Chapter 5

Image Formation

Newton's Equations
Figure 14.

In Fig. 14 is illustrated the formation of an image point at y' of an object point at y by an optical system between O and O '. The plane PP represents the plane through the object point, a distance x to the left of O; QQ is the plane through the image point, a distance x ' to the right of O '. The focal points F and F ' can be determined as discussed in the previous chapter and the matrix relating a ray passing from the first focal plane to the second is given by

$$\bmatrix{0 & -f' \cr 1/f & 0}_{FF'}.$$

The planes PP and QQ can be related by using this matrix and two further translation matrices. Thus a ray y, alpha, at PP emerges as the ray y ', alpha ', at QQ such that
$$\bmatrix{y \cr \alpha}_P= \bmatrix{1 & -x \cr 0 & 1}_{PF}\bmatrix{0 & -f' \cr 1/f & 0}_{FF'} \bmatrix{1 & -x' \cr 0 & 1}_{F'Q} \bmatrix{y' \cr \alpha'}_Q\eqno(31)$$ (31)

or
$$\bmatrix{y \cr \alpha}_P= \bmatrix{-x/f & x'x/f-f' \cr 1/f & -x'/f}_{PQ} \bmatrix{y' \cr \alpha'}_Q.\eqno(32)$$ (32)

Since all the rays emerging from y arrive at y ' regardless of the angle alpha, the upper right hand element of the matrix of (32) must be 0, in which case
$$ x x' = f f' \eqno(33)$$ (33)

and
$$ y = -(x/f)y'{\rm(independent\ of} \alpha) \eqno(34)$$ (34)

It is clear from Fig. 14 that an object of height y is imaged as an image of height y '. The lateral magnification, m, is defined as the ratio y '/y which from equation (34) is given by
$$ m = y'/y = -f /x = -x' /f' . \eqno(35) $$ (35)

Equations (33) and (35) are Newton's equations for image formation and apply generally to any optical system.

Example 1

 An object 2 cm high is placed 40 cm to the left of the vertex O of the thick lens of the example of chapter 4. Find the image position and image size.

Solution: Since F is 8 cm to the left of O, x = 32 cm
32 x ' = (12) (12)
x ' = 4.5 cm. (i.e. 4.5 cm to the right of F ').

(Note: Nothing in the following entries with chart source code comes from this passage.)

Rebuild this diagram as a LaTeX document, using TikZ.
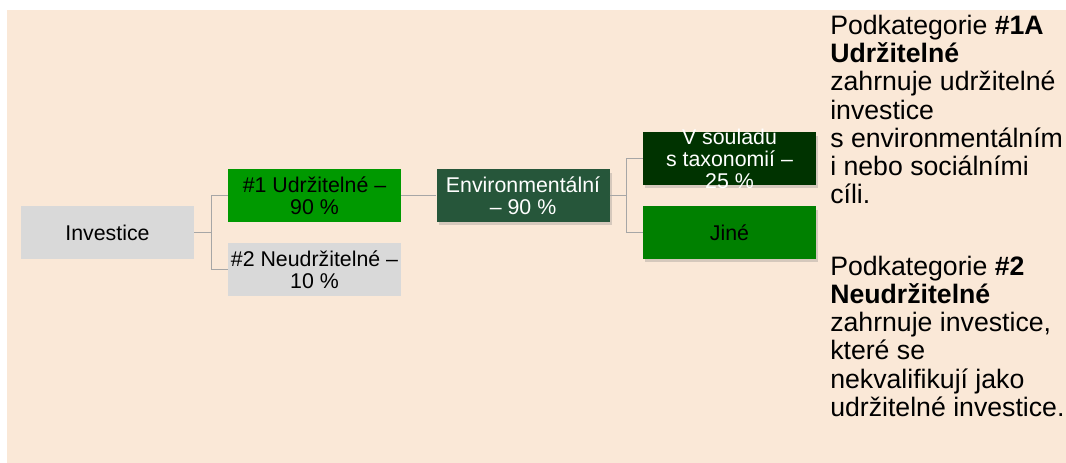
\documentclass[tikz,border=0pt]{standalone}
\usepackage{fontspec}
\setmainfont{Liberation Sans}
\usetikzlibrary{positioning,shadows}

\definecolor{sandbg}{RGB}{250,232,215}
\definecolor{boxgray}{RGB}{217,217,217}
\definecolor{susgreen}{RGB}{0,153,0}
\definecolor{envgreen}{RGB}{38,86,58}
\definecolor{taxgreen}{RGB}{0,51,0}
\definecolor{othgreen}{RGB}{0,128,0}
\definecolor{linkgray}{RGB}{166,166,166}

\begin{document}
\begin{tikzpicture}[x=0.75pt, y=-0.75pt,
    every node/.style={font=\fontsize{16}{16.5}\selectfont, align=center},
    catbox/.style={minimum width=129.75pt, minimum height=39.4pt, inner sep=2pt},
    raised/.style={drop shadow={shadow xshift=1.5pt, shadow yshift=-2.5pt, opacity=0.3}},
    link/.style={draw=linkgray, line width=1pt},
    note/.style={font=\fontsize{20}{21.2}\selectfont, align=left, anchor=base west, inner sep=0pt}]
    \useasboundingbox (0,0) rectangle (1066,463);
    \fill[sandbg] (7,10) rectangle (1066,463);

    % tree of categories
    \node[catbox, fill=boxgray] (inv) at (107.5,232.5) {Investice};
    \node[catbox, fill=susgreen] (sus) at (314.5,195.5) {\#1 Udržitelné –\\90 \%};
    \node[catbox, fill=boxgray] (uns) at (314.5,269.5) {\#2 Neudržitelné –\\10 \%};
    \node[catbox, raised, fill=envgreen, text=white, right=26.25pt of sus] (env) {Environmentální\\– 90 \%};
    \node[catbox, raised, fill=taxgreen, label={[text=white]center:{V souladu\\s taxonomií –\\25 \%}}] (tax) at (729.5,158.5) {};
    \node[catbox, raised, fill=othgreen] (oth) at (729.5,232.5) {Jiné};

    \draw[link] (inv.east) -- ++(17,0) |- (sus.west);
    \draw[link] (inv.east) -- ++(17,0) |- (uns.west);
    \draw[link] (sus.east) -- (env.west);
    \draw[link] (env.east) -- ++(17,0) |- (tax.west);
    \draw[link] (env.east) -- ++(17,0) |- (oth.west);

    % notes on the right (base = last line)
    \node[note] (note1) at (830,204) {Podkategorie \textbf{\#1A}\\\textbf{Udržitelné}\\zahrnuje udržitelné\\investice\\s environmentálním\\i nebo sociálními\\cíli.};
    \node[note] (note2) at (830,416.5) {Podkategorie \textbf{\#2}\\\textbf{Neudržitelné}\\zahrnuje investice,\\které se\\nekvalifikují jako\\udržitelné investice.};
\end{tikzpicture}
\end{document}
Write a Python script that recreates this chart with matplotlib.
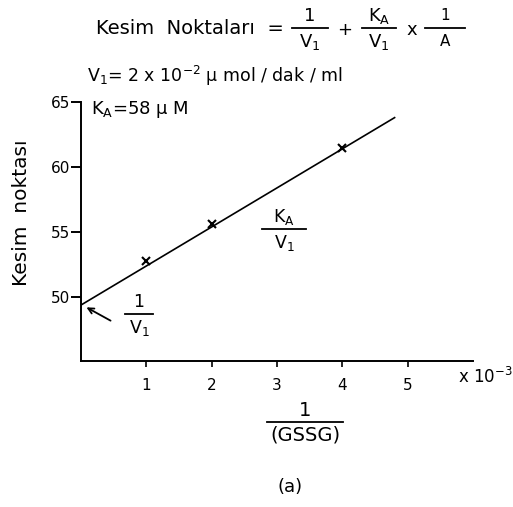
import matplotlib
matplotlib.use("Agg")
from matplotlib import pyplot as plt
from matplotlib.lines import Line2D

# data
inv_gssg = [1, 2, 4]              # 1/(GSSG) x 10^-3
kesim = [52.8, 55.6, 61.5]        # Kesim noktası
fit_x = [0, 4.8]
fit_y = [49.4, 63.8]
x_ticks = [1, 2, 3, 4, 5]
y_ticks = [50, 55, 60, 65]

plt.rcParams['mathtext.default'] = 'regular'
W, H = 513, 507

fig = plt.figure(figsize=(W / 100, H / 100), dpi=100)
ax = fig.add_axes([81 / W, 1 - 361 / H, 392 / W, 259 / H])

ax.plot(fit_x, fit_y, color='black', lw=1.2)
ax.plot(inv_gssg, kesim, 'x', color='black', ms=6, mew=1.5)

ax.set_xlim(0, 6.0)
ax.set_ylim(45.1, 65)
ax.set_xticks(x_ticks)
ax.set_yticks(y_ticks)
for s in ['top', 'right']:
    ax.spines[s].set_visible(False)
for s in ['left', 'bottom']:
    ax.spines[s].set_linewidth(1.4)
ax.tick_params(axis='y', direction='out', length=7, width=1.4, labelsize=11, pad=1)
ax.tick_params(axis='x', direction='out', length=4, width=1.2, labelsize=11, pad=8)


def txt(x, y, s, size=12, ha='center', **kw):
    fig.text(x / W, 1 - y / H, s, fontsize=size, ha=ha, va='center', **kw)


def bar(x0, x1, y, lw=1.3):
    fig.add_artist(Line2D([x0 / W, x1 / W], [1 - y / H, 1 - y / H],
                          color='black', lw=lw, transform=fig.transFigure))


def frac(cx, y, top, bottom, half, size=12, gap=12):
    txt(cx, y - gap, top, size)
    bar(cx - half, cx + half, y)
    txt(cx, y + gap + 2, bottom, size)


# formula on top
txt(284, 29, 'Kesim  Noktaları  =', 14, ha='right')
frac(310, 28, '1', 'V$_1$', 18, size=13)
txt(345, 30, '+', 13)
frac(379, 28, 'K$_A$', 'V$_1$', 17, size=13)
txt(412, 30, 'x', 13)
frac(445, 28, '1', 'A', 20, size=11)

txt(87, 76, 'V$_1$= 2 x 10$^{-2}$ μ mol / dak / ml', 12.5, ha='left')
txt(91, 110, 'K$_A$=58 μ M', 13, ha='left')

# y label
txt(22, 213, 'Kesim  noktası', 14.5, rotation=90)

# labels inside plot
frac(284, 229, 'K$_A$', 'V$_1$', 22, size=12.5)
frac(139, 314, '1', 'V$_1$', 14, size=12.5)
ax.annotate('', xy=(84, H - 306), xytext=(113, H - 322),
            xycoords='figure pixels', textcoords='figure pixels',
            arrowprops=dict(arrowstyle='->', lw=1.3, color='black'))

txt(458, 377, 'x 10$^{-3}$', 12, ha='left')

# x label
frac(305, 422, '1', '(GSSG)', 38, size=14, gap=11)
txt(290, 487, '(a)', 13)

plt.savefig('out.png', dpi=100)
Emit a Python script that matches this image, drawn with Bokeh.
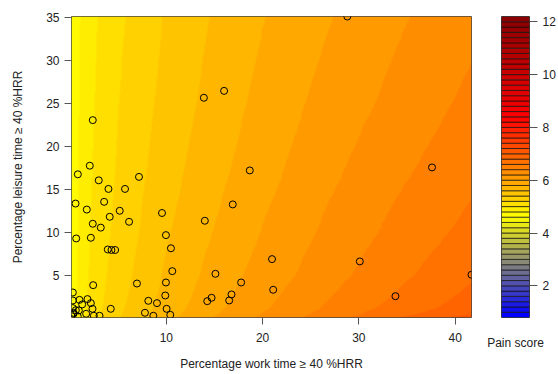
import numpy as np
from bokeh.plotting import figure
from bokeh.layouts import row
from bokeh.models import Range1d, FixedTicker, LinearColorMapper
from bokeh.embed import file_html
from bokeh.resources import INLINE

# ---- scatter data (percentage work time, percentage leisure time) ----
work_pct = [28.8, 16.0, 13.9, 2.36, 18.67, 37.6, 2.05, 0.81, 7.16, 2.98, 3.99, 5.71,
            16.9, 0.57, 3.54, 1.74, 5.16, 9.55, 4.12, 6.13, 14.0, 2.36, 3.19, 0.64,
            2.16, 9.96, 3.92, 4.3, 4.68, 10.48, 20.98, 30.1, 10.62, 15.1, 41.7, 2.4,
            6.95, 9.96, 17.77, 21.1, 33.8, 16.77, 14.7, 14.25, 16.53, 9.89, 8.13, 9.03,
            4.23, 10.03, 7.78, 8.65, 10.41, 0.29, 0.29, 0.98, 1.81, 2.16, 1.26, 2.33,
            0.91, 0.29, 1.67, 2.47, 3.06, 0.36, 0.8, 0.15, 0.6, 0.36]
leisure_pct = [35.15, 26.5, 25.7, 23.1, 17.25, 17.6, 17.8, 16.8, 16.5, 16.1, 15.1, 15.1,
               13.3, 13.4, 13.6, 12.7, 12.56, 12.3, 11.86, 11.28, 11.4, 11.05, 10.6, 9.34,
               9.42, 9.73, 8.06, 8.0, 8.0, 8.2, 6.94, 6.67, 5.54, 5.23, 5.12, 3.91,
               4.1, 4.22, 4.22, 3.37, 2.63, 2.83, 2.44, 2.05, 2.13, 2.71, 2.09, 1.82,
               1.16, 1.16, 0.7, 0.35, 0.46, 3.06, 2.13, 2.2, 2.29, 1.82, 1.67, 1.16,
               0.97, 1.24, 0.58, 0.35, 0.35, 0.58, 0.27, 0.3, 1.0, 0.7]

# ---- estimated pain-score surface (read from the contour colours) ----
grid_x = [0.15, 1, 2.5, 5, 10, 15, 20, 27, 34, 41.7]
grid_y = [0.15, 0.5, 1, 2, 5, 10, 17, 25, 35.15]
pain_grid = [
    [4.68, 4.91, 5.14, 5.38, 5.74, 6.01, 6.23, 6.51, 6.78, 7.08],
    [4.68, 4.91, 5.13, 5.37, 5.72, 5.98, 6.21, 6.48, 6.73, 6.98],
    [4.68, 4.90, 5.12, 5.36, 5.70, 5.96, 6.18, 6.45, 6.69, 6.92],
    [4.67, 4.90, 5.11, 5.34, 5.68, 5.93, 6.15, 6.41, 6.64, 6.87],
    [4.67, 4.88, 5.08, 5.31, 5.63, 5.88, 6.08, 6.33, 6.55, 6.77],
    [4.66, 4.86, 5.06, 5.27, 5.58, 5.81, 6.01, 6.25, 6.46, 6.66],
    [4.66, 4.85, 5.03, 5.23, 5.52, 5.74, 5.93, 6.16, 6.36, 6.55],
    [4.65, 4.83, 5.00, 5.20, 5.47, 5.68, 5.86, 6.08, 6.26, 6.45],
    [4.64, 4.81, 4.98, 5.16, 5.42, 5.62, 5.79, 5.99, 6.17, 6.34],
]

x_ticks = [10, 20, 30, 40]
y_ticks = [5, 10, 15, 20, 25, 30, 35]
key_ticks = [2, 4, 6, 8, 10, 12]
levels = np.round(np.arange(0.8, 12.2001, 0.2), 1)

x_lo, x_hi = 0.15, 41.7
y_lo, y_hi = 0.15, 35.15

# palette: blue -> yellow -> red -> darkred
anchors = [(0, 0, 255), (255, 255, 0), (255, 0, 0), (139, 0, 0)]
nb = len(levels) - 1
palette = []
for i in range(nb):
    t = i / (nb - 1) * 3
    k = min(int(t), 2)
    f = t - k
    c = [round(anchors[k][j] + (anchors[k + 1][j] - anchors[k][j]) * f) for j in range(3)]
    palette.append("#%02x%02x%02x" % tuple(c))

mapper = LinearColorMapper(palette=palette, low=levels[0], high=levels[-1])

# upsample surface for drawing
fx = np.linspace(x_lo, x_hi, 420)
fy = np.linspace(y_lo, y_hi, 320)
G = np.array(pain_grid)
rows_x = np.array([np.interp(fx, grid_x, G[r]) for r in range(G.shape[0])])
Z = np.array([np.interp(fy, grid_y, rows_x[:, c]) for c in range(len(fx))]).T

FONT = "Liberation Sans"
TXT = "#222222"
TICK = "#555555"

p = figure(width=480, height=374, output_backend="svg", toolbar_location=None,
           x_range=Range1d(x_lo, x_hi), y_range=Range1d(y_lo, y_hi),
           min_border_left=71, min_border_right=9, min_border_top=16, min_border_bottom=57)
p.image(image=[Z], x=x_lo, y=y_lo, dw=x_hi - x_lo, dh=y_hi - y_lo, color_mapper=mapper)
p.scatter(work_pct, leisure_pct, size=7, marker="circle", fill_color=None,
          line_color="black", line_width=1)
p.grid.visible = False
p.outline_line_color = "#444444"
p.outline_line_width = 1
p.background_fill_color = "white"

p.xaxis.ticker = FixedTicker(ticks=x_ticks)
p.yaxis.ticker = FixedTicker(ticks=y_ticks)
for ax in (p.xaxis[0], p.yaxis[0]):
    ax.axis_line_color = None
    ax.major_tick_line_color = TICK
    ax.major_tick_out = 7
    ax.major_tick_in = 0
    ax.minor_tick_line_color = None
    ax.major_label_text_font = FONT
    ax.major_label_text_font_size = "12px"
    ax.major_label_text_color = TXT
    ax.axis_label_text_font = FONT
    ax.axis_label_text_font_size = "12px"
    ax.axis_label_text_font_style = "normal"
    ax.axis_label_text_color = TXT
p.xaxis.axis_label = "Percentage work time \u2265 40 %HRR"
p.yaxis.axis_label = "Percentage leisure time \u2265 40 %HRR"
p.xaxis.major_label_standoff = 8
p.xaxis.axis_label_standoff = 12
p.yaxis.major_label_standoff = 5
p.yaxis.axis_label_standoff = 18

# ---- key (colour bar) ----
cb = figure(width=78, height=374, output_backend="svg", toolbar_location=None,
            x_range=Range1d(0, 1), y_range=Range1d(levels[0], levels[-1]),
            y_axis_location="right",
            min_border_left=21, min_border_right=28, min_border_top=16, min_border_bottom=57)
cb.quad(left=0, right=1, bottom=levels[:-1], top=levels[1:], fill_color=palette,
        line_color="#111111", line_width=0.7)
cb.grid.visible = False
cb.outline_line_color = "#555555"
cb.yaxis.ticker = FixedTicker(ticks=key_ticks)
ya = cb.yaxis[0]
ya.axis_line_color = None
ya.major_tick_line_color = TICK
ya.major_tick_out = 8
ya.major_tick_in = 0
ya.minor_tick_line_color = None
ya.major_label_text_font = FONT
ya.major_label_text_font_size = "12px"
ya.major_label_text_color = TXT
ya.major_label_standoff = 5
xa = cb.xaxis[0]
xa.ticker = FixedTicker(ticks=[])
xa.axis_line_color = None
xa.major_tick_line_color = None
xa.minor_tick_line_color = None
xa.major_tick_out = 0
xa.axis_label = "Pain score"
xa.axis_label_text_font = FONT
xa.axis_label_text_font_size = "12px"
xa.axis_label_text_font_style = "normal"
xa.axis_label_text_color = TXT
xa.axis_label_standoff = 18

layout = row(p, cb)
open("out.html", "w").write(file_html(layout, INLINE))
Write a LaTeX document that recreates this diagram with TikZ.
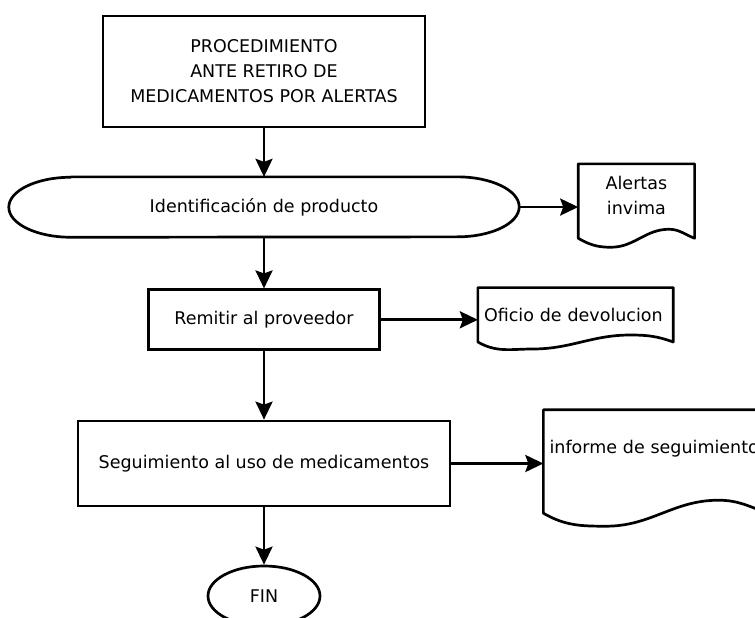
\documentclass[tikz,border=0pt]{standalone}
\usepackage{fontspec}
\setmainfont{DejaVu Sans}
\usepackage{tikz}
\usetikzlibrary{arrows.meta, positioning, shapes.geometric, calc}

% outline of a document sheet with a wavy lower edge
\newcommand{\hojadoc}[2]{%
	\draw[borde] (#1.north west) -- (#1.north east) -- (#1.south east)
	to[out=160, in=0] ($(#1.south west)!0.78!(#1.south east)+(0,#2)$)
	to[out=180, in=0] ($(#1.south west)!0.28!(#1.south east)-(0,#2)$)
	to[out=180, in=-30] (#1.south west) -- cycle;}

\begin{document}
\begin{tikzpicture}[
	every node/.style={font=\fontsize{17.5}{25}\selectfont, inner sep=4pt},
	caja/.style={draw, rectangle, line width=2.7pt, align=center},
	ovalo/.style={rectangle, minimum width=510pt, minimum height=60pt},
	documento/.style={rectangle, inner xsep=6pt, align=left},
	borde/.style={line width=2.7pt, line join=round},
	flecha/.style={line width=2.7pt, -{Stealth[length=18pt, width=17pt, inset=3pt]}},
	]
	\useasboundingbox (0,0) rectangle (755pt,-618pt);
	
	% Main column
	\node[caja, minimum width=322pt, minimum height=111pt] (titulo) at (264pt,-71.5pt)
	{PROCEDIMIENTO\\ANTE RETIRO DE\\MEDICAMENTOS POR ALERTAS};
	\node[ovalo] (ident) [below=48.5pt of titulo] {Identificación de producto};
	\node[caja, minimum width=231pt, minimum height=60pt] (remitir) [below=51.2pt of ident] {Remitir al proveedor};
	\node[caja, minimum width=372pt, minimum height=85pt] (seguim) [below=68.5pt of remitir] {Seguimiento al uso de medicamentos};
	\node[draw, ellipse, line width=2.7pt, minimum width=112pt, minimum height=60pt] (fin) [below=57.3pt of seguim] {FIN};
	
	% outline of the oval
	\draw[borde] ([xshift=62pt]ident.north west) -- ([xshift=-62pt]ident.north east)
	arc[start angle=90, end angle=-90, x radius=62pt, y radius=30pt]
	-- ([xshift=62pt]ident.south west)
	arc[start angle=270, end angle=90, x radius=62pt, y radius=30pt] -- cycle;
	
	% Documents on the right
	\node[documento, align=center, minimum width=116pt, minimum height=74pt, text depth=12pt] (alertas)
	[right=59pt of ident, yshift=6pt] {Alertas\\invima};
	\node[documento, text width=183pt, minimum height=54pt] (oficio)
	[right=97pt of remitir, yshift=5pt] {Oficio de devolucion};
	\node[documento, text width=212pt, minimum height=103pt, text depth=30pt] (informe)
	[right=92pt of seguim, yshift=2pt] {informe de seguimiento};
	\hojadoc{alertas}{9pt}
	\hojadoc{oficio}{7pt}
	\hojadoc{informe}{13pt}
	
	% Arrows down the column
	\draw[flecha] (titulo) -- (ident);
	\draw[flecha] (ident) -- (remitir);
	\draw[flecha] (remitir) -- (seguim);
	\draw[flecha] (seguim) -- (fin);
	
	% Arrows to the documents
	\draw[flecha] (ident.east) -- (ident.east -| alertas.west);
	\draw[flecha] (remitir.east) -- (remitir.east -| oficio.west);
	\draw[flecha] (seguim.east) -- (seguim.east -| informe.west);
	
\end{tikzpicture}
\end{document}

Or the image is 8 + 4.5 =12.5 cm to the right of O '. The magnification, m, is given by m = -12/32 = -3/8 and so the image is inverted and is 2 x 3/8 = 3/4 cm in size.

In summary, we are now able to find corresponding image and object positions for any optical system by:
  1. Determining the product of the refraction and translation matrices between the first vertex O and the last vertex O ', the product matrix being designated as [A]OO '.
  2. Obtaining from [A]OO ' the position of the focal points relative to the vertices, (the distances OF and O 'F ' from equations (23) and (24)) as well as the focal lengths f and f ' from equations (28) and (30).
  3. Using Newton's equation (33) to compute the positions of the image and object relative to the focal points and equation (35) to compute the magnification.

We shall use the following example to illustrate further these steps and later use the example to illustrate other cardinal points which are discussed in the following sections.

Example 2
Figure 15.

The thick lens of Fig. 15 has radii of curvature equal to 1.5 cm and OO ' is 2 cm. The index of the lens is 1.6, the index to the left of O is 1.00 and the index to the right of O ' is 1.30. An object is placed 10.467 cm to the left of the vertex O. Where is the image and what is the magnification?

Solution:


  1. $$[A]_{OO'}=\bmatrix{1 & 0 \cr 0.4 & 1.6} \bmatrix{1 & -2 \cr 0 & 1}\bmatrix{1 & 0 \cr .125 & .8125},$$

    or
    $$[A]_{OO'}=\bmatrix{1.25 & -1.625 \cr 0.3& 0.65}$$
  2. f = 1/.3 = 3.33 cm (from equation 28).
    f ' = 1.3 x f = 4.333 cm (from equation 30).
    O 'F ' = 0.65/0.3 = 2.167 cm (from equation 23).
    OF = 1.25/0.3 = 4.167 cm (from equation 24).
    (See Fig. 16. Also illustrated in the Figure are the principal points, H, H ', which will be discussed in the next section)
  3. The object is placed 10.467 cm to the left of O so that x = 10.467 - 4.167, or x = 6.3 cm.
    x '= ff '/x=(4.333)x(3.333)/6.3 = 2.293 cm or the image is at a distance 2.293 + 2.167 = 4.460 cm to the right of O '.
    m = -f/x = -3.333/6.3 = -0.529 (from equation (35))
    or
    m = -x '/f ' = -2.293/4.333=-0.529
Figure 16.